The short answer is yes; even ingesting the smallest amount of carfentanil can immediately elicit a deadly overdose. What makes this opioid unique is its sheer power, and it can suppress your central nervous system in much smaller doses than other opioids. Respiratory depression can occur, which is a loss of oxygen in the body, and cause brain damage, brain dysfunction, coma, or death. The conditions are also accompanied by vomiting, disorientation, hypotension, and bradycardia.

Carfentanil is such a dangerous drug that its effects are not well-studied on the human body. For that reason, we’re unable to know what the lethal dose is in humans. However, there are instances of illegal carfentanil being documented as a chemical weapon, which highlights how dangerous this drug is to humans.

Even drugs like heroin are no longer safe – dealers routinely cut the drug with fentanyl to make it more potent. Even experienced users cannot overcome the effects of fentanyl or carfentanil. In short, carfentanil is dangerous, and you must seek help if you’re abusing opioids to avoid a fatal outcome.

Carfentanil Overdose Statistics

  • In 2021, opioids caused 80,816 overdose deaths, a vast majority caused by fentanyl drugs.
  • Carfentanil is not often found in overdose deaths but is considered the most potent fentanyl analog
  • Overdose deaths involving drugs like fentanyl increased more than 18 times in 2020 compared to 2013, a significant jump.

Treatment for Carfentanil Overdose

If you suspect a possible carfentanil overdose, take the proper steps and actions immediately. The first step is to call 911. With a carfentanil overdose, you cannot wait even one second longer, as it could spell disaster. Death is a reality, especially with a drug this strong. With most opioids, long-term damage is a reality, but with carfentanil, death is almost guaranteed. Below, we’ll list the steps you must take to give the individual the best possible chance of survival.

Administer Narcan

While most states require a person to have a prescription for Narcan if they’re taking prescription opioids, someone who overdoses on carfentanil got the drug from an illicit source, meaning they may not have access to Narcan. However, if you have the lifesaving drug, use it immediately and administer a dose to the unconscious person. If they are still unresponsive, please administer a second or third dose two to three minutes apart if first responders have not arrived on the scene.

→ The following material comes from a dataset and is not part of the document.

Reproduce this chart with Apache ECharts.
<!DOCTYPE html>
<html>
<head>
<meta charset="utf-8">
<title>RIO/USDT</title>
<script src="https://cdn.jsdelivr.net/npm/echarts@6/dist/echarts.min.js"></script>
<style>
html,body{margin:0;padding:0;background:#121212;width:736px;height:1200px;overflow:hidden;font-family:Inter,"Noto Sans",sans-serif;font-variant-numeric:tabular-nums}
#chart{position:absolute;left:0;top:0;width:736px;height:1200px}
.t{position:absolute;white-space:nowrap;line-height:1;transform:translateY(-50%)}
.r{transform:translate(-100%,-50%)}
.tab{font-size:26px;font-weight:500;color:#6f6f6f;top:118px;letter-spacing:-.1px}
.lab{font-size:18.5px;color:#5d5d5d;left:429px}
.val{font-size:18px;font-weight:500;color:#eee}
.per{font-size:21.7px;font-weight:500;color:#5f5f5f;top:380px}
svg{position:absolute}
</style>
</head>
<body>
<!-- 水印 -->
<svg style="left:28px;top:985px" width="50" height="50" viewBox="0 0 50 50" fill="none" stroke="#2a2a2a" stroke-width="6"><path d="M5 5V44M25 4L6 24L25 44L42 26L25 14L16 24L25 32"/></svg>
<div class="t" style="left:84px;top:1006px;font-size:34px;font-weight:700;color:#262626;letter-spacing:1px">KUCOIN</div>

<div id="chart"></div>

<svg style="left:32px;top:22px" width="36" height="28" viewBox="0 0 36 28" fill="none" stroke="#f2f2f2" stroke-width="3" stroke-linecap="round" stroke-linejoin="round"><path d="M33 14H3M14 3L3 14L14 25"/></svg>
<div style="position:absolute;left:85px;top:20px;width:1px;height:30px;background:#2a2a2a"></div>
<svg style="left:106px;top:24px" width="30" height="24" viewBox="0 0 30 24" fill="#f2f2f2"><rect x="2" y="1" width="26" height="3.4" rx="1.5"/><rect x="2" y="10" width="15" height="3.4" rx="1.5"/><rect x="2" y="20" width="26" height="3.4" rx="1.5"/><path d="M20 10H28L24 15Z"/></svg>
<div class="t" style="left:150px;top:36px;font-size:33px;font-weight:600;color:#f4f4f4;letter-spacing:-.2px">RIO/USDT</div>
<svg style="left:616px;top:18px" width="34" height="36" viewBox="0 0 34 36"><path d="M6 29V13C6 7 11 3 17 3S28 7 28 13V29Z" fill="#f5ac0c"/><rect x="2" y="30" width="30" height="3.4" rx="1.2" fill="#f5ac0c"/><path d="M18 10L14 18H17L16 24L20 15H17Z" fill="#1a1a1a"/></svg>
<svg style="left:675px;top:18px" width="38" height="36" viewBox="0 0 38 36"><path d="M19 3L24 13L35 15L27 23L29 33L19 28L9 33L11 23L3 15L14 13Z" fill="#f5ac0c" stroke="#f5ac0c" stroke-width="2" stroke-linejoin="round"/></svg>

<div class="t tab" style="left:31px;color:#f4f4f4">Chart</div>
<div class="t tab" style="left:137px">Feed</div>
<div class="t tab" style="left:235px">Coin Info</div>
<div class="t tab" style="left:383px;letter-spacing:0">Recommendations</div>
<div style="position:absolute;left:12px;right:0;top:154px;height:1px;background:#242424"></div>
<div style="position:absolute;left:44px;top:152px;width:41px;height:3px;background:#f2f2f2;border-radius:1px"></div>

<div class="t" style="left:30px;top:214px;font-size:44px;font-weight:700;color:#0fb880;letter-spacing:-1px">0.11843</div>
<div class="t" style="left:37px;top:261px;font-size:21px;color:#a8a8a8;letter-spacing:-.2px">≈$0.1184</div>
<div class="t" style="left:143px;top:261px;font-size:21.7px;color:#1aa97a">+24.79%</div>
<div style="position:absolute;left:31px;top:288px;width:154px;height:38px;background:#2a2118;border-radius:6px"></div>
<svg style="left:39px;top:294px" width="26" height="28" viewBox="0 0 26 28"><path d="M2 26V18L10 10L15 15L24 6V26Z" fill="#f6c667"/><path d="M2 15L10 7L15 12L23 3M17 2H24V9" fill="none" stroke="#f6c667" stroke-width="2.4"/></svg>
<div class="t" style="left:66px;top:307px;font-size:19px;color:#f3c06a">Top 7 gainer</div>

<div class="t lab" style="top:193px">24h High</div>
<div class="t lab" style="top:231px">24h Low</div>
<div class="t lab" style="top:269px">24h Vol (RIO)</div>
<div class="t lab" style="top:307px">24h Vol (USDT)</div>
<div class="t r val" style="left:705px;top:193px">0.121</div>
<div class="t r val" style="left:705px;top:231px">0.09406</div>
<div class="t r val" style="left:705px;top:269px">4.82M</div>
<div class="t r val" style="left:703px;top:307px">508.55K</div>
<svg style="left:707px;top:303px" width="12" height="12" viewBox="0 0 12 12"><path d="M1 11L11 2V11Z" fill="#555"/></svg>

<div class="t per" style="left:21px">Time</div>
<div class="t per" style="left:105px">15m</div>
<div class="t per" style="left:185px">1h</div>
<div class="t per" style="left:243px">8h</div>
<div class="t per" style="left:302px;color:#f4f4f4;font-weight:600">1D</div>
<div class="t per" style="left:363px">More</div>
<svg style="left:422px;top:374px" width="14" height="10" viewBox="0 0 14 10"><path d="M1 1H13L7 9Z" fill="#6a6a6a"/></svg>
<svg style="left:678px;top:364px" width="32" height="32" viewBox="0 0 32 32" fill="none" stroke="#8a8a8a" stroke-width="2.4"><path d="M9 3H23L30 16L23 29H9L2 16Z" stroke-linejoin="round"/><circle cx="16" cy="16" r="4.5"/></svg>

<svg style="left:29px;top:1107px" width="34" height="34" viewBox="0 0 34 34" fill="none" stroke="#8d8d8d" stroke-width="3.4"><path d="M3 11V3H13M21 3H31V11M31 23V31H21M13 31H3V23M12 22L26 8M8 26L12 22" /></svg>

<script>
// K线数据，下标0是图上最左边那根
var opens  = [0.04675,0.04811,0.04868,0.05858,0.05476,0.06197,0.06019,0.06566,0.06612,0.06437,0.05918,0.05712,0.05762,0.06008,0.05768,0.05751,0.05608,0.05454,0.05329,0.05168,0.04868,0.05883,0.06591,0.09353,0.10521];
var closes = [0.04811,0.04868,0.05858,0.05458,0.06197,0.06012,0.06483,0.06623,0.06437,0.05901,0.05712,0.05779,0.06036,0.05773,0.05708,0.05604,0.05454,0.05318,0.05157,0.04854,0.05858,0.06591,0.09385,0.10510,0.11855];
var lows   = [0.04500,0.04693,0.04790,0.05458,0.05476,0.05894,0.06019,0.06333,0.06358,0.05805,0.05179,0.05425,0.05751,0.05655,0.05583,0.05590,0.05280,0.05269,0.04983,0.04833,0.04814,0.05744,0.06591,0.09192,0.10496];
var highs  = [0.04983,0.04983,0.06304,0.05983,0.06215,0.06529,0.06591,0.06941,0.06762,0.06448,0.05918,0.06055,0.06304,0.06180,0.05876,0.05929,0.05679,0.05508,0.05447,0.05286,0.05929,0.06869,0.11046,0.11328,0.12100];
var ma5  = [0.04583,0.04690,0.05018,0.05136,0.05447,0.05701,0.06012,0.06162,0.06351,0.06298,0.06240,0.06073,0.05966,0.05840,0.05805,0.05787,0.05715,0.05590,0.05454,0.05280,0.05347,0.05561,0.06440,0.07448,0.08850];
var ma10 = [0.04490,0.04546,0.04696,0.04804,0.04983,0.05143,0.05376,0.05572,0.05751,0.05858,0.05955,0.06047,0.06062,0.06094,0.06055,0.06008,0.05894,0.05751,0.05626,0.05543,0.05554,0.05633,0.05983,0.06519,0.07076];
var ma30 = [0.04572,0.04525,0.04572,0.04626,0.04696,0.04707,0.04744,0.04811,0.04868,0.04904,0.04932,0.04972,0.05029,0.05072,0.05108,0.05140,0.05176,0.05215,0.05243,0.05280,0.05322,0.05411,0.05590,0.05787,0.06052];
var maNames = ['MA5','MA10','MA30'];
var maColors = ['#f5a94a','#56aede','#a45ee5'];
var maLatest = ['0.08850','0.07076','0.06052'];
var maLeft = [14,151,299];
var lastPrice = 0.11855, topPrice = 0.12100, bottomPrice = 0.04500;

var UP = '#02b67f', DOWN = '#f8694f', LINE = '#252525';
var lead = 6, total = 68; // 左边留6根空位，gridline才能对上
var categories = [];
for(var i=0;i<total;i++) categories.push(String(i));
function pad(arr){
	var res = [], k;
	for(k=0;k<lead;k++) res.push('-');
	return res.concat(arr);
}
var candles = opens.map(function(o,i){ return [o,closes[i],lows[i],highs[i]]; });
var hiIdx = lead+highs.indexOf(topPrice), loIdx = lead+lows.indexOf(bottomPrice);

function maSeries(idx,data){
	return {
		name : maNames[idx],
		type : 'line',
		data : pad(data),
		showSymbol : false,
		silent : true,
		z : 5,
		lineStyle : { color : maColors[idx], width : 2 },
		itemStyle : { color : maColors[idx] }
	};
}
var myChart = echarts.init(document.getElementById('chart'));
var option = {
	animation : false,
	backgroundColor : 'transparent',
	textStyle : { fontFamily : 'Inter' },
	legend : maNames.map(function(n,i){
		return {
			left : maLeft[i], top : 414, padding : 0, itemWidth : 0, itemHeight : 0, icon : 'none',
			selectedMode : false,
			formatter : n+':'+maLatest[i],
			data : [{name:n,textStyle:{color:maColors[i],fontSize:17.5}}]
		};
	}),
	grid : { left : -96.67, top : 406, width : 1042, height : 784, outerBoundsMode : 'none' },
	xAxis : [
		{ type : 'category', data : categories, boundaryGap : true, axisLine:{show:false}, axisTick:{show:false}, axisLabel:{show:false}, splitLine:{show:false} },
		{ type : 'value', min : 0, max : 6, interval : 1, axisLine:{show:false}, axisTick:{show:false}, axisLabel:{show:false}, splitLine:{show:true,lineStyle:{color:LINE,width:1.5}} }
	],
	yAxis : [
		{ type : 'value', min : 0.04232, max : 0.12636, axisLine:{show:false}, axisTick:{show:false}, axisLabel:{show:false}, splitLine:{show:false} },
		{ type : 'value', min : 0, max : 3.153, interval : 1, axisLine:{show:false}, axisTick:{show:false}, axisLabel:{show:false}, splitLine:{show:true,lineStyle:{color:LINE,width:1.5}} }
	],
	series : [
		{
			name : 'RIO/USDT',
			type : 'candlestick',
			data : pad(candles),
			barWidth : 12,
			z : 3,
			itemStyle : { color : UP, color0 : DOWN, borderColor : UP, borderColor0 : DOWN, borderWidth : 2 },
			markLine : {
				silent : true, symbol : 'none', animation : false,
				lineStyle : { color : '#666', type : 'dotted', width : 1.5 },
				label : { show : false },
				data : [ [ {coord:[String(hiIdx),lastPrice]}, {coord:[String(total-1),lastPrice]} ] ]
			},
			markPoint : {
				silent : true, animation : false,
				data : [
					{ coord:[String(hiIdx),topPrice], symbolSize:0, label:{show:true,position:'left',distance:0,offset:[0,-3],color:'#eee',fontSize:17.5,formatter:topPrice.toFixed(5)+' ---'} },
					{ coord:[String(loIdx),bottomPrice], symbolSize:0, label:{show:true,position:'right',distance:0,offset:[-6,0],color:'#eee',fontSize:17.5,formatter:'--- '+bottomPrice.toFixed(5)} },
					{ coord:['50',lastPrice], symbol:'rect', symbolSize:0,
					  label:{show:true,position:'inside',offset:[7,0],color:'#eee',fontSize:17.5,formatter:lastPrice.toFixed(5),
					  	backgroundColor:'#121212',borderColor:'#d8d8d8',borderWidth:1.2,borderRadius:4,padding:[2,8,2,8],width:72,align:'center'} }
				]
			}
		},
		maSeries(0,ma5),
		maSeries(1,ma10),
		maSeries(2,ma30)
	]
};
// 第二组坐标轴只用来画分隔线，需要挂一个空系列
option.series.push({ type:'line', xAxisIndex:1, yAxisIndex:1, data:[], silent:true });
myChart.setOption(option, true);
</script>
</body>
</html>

Keep in mind it could take up to five minutes to reverse the effects, especially since carfentanil is so potent. Also, the effects are temporary, meaning that they could easily slip back into an overdose after Narcan’s effects subside. For that reason, do not give the person Narcan without also calling 911.

First Aid

If you are trained in first aid, please follow your training. Position the overdosed person on their side to ensure their airway is open. Please, do not delay other interventions. Narcan is only temporary, meaning you must continue monitoring the person until help arrives. Although an adverse reaction from Narcan is rare, it doesn’t mean it can’t happen. If breathing stops, continue rescue breathing and CPR as long as you are trained.


You must remain by the person’s side until help arrives. As was mentioned several times, Narcan is only a temporary solution, and you must stay by their side until support is on the scene. Although an adverse reaction is unlikely, the individual could go into acute opioid withdrawal. These include symptoms like increased heart rate, agitation, body aches, diarrhea, vomiting, or convulsions. For that reason, stay by their side. Once help arrives, the individual will be transported to the hospital and be given intravenous fluids, more Narcan, and everything necessary to keep them alive.